* _Requirement_:
Select every line holding the word "matplotlib" and copy it.

* _Recorded information_:
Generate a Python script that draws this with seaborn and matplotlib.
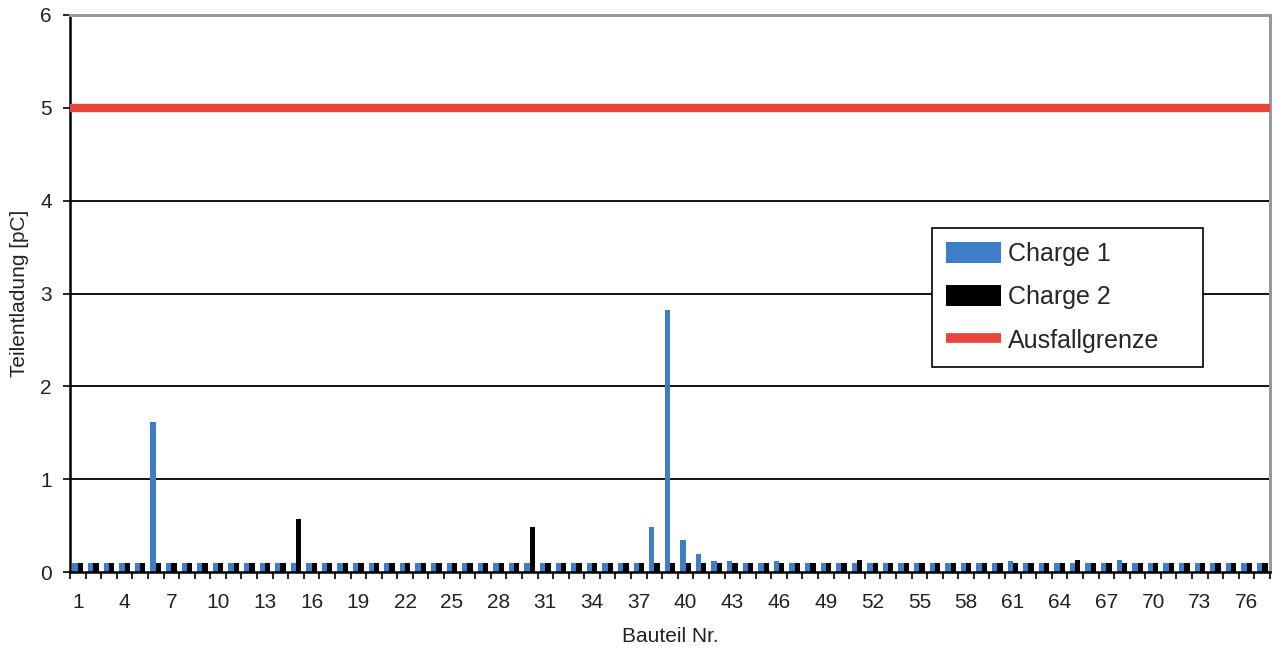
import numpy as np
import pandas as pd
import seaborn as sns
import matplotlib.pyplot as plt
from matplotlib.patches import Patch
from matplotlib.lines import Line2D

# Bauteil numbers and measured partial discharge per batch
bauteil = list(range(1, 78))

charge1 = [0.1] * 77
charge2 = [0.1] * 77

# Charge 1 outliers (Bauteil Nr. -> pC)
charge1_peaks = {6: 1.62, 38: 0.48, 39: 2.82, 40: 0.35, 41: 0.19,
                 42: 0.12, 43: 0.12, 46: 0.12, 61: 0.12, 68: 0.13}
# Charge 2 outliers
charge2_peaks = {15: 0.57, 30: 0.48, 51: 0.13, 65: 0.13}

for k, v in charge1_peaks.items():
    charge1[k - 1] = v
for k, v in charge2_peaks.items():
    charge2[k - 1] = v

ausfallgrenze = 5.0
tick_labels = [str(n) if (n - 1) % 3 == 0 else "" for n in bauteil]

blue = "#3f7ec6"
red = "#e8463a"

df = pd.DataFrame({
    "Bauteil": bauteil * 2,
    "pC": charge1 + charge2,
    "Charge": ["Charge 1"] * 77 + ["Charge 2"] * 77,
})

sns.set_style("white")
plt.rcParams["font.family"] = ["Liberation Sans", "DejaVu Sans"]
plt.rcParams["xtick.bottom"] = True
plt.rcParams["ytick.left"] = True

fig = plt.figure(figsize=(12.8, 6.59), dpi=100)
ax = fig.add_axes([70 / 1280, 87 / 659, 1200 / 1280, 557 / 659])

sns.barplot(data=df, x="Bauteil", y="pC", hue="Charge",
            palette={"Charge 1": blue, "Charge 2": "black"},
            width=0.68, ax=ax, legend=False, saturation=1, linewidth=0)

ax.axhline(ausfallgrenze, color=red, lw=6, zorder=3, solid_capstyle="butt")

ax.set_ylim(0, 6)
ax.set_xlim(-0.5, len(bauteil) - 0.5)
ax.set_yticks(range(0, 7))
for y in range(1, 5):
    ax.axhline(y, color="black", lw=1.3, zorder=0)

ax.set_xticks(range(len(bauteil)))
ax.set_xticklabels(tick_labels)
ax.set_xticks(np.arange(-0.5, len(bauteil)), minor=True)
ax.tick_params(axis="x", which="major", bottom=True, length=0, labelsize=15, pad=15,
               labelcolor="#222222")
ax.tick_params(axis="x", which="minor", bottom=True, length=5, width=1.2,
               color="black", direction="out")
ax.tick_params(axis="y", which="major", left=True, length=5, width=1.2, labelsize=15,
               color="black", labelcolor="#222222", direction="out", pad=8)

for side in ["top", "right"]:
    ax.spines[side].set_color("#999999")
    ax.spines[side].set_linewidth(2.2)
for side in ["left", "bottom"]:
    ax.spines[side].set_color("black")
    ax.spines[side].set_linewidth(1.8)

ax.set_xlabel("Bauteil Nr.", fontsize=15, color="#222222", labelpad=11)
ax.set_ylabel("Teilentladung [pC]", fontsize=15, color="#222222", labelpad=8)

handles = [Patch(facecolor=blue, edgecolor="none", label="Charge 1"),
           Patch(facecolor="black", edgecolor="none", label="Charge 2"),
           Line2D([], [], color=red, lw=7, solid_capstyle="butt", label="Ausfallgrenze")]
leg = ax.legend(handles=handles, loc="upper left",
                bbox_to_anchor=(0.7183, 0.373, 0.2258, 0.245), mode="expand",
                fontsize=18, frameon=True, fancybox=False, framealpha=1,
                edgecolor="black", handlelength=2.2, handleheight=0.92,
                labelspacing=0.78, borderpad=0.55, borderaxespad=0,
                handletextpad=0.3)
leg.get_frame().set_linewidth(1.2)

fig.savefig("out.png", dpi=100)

* _Task output_:
Generate a Python script that draws this with seaborn and matplotlib.
import matplotlib.pyplot as plt
from matplotlib.patches import Patch
from matplotlib.lines import Line2D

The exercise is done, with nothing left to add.